Let $A \in S^{n}_{+}$ be a positive semi-definite matrix with all entries being non-negative. I wonder if there is an analytical solution to the following SDP in correlation matrix $X \in S^{n}_{+}$
$$\begin{array}{ll} \underset{X \in S^{n}_{+}}{\text{minimize}} & \mbox{Tr} (A X)\\ \text{subject to} & X_{ii} = 1, \quad \forall i \in [n]\end{array}$$
Does this optimization problem have an analytical solution?
To share some idea on the objective, consider the spectral decomposition of matrix $A$
$$A = \sum_{k} \lambda_k y_k y^{T}_k$$
with $\lambda_k > 0$ being the positive eigenvalues of matrix $A$ and $y_k \in \mathbb{R}^{n}$ the corresponding eigenvectors.

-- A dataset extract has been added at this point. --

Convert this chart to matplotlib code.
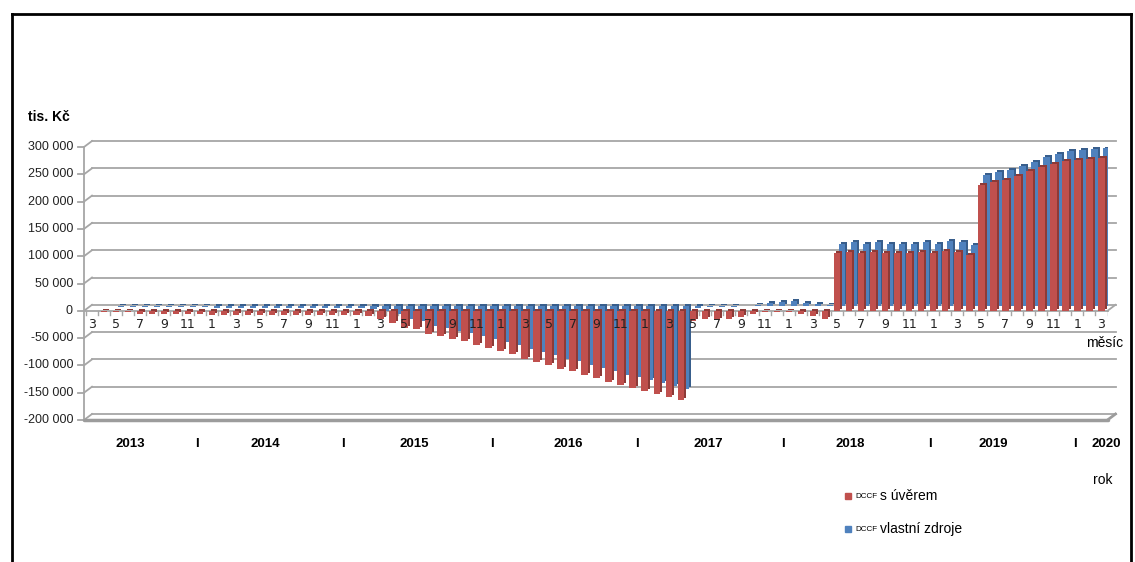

The objective is to minimize the weighted sum of variances, i.e.,
$$\mbox{Tr} (A X) = \sum_{k} \lambda_k y^{T}_k X y_k$$
The dual problem is
$$\begin{array}{ll} \underset{D \text{ is diagonal}}{\text{maximize}} & \mbox{Tr}(D)\\ \text{subject to} & A \succeq D\end{array}$$
The problem is so neat, so I wonder if there is any hope to have an analytical solution.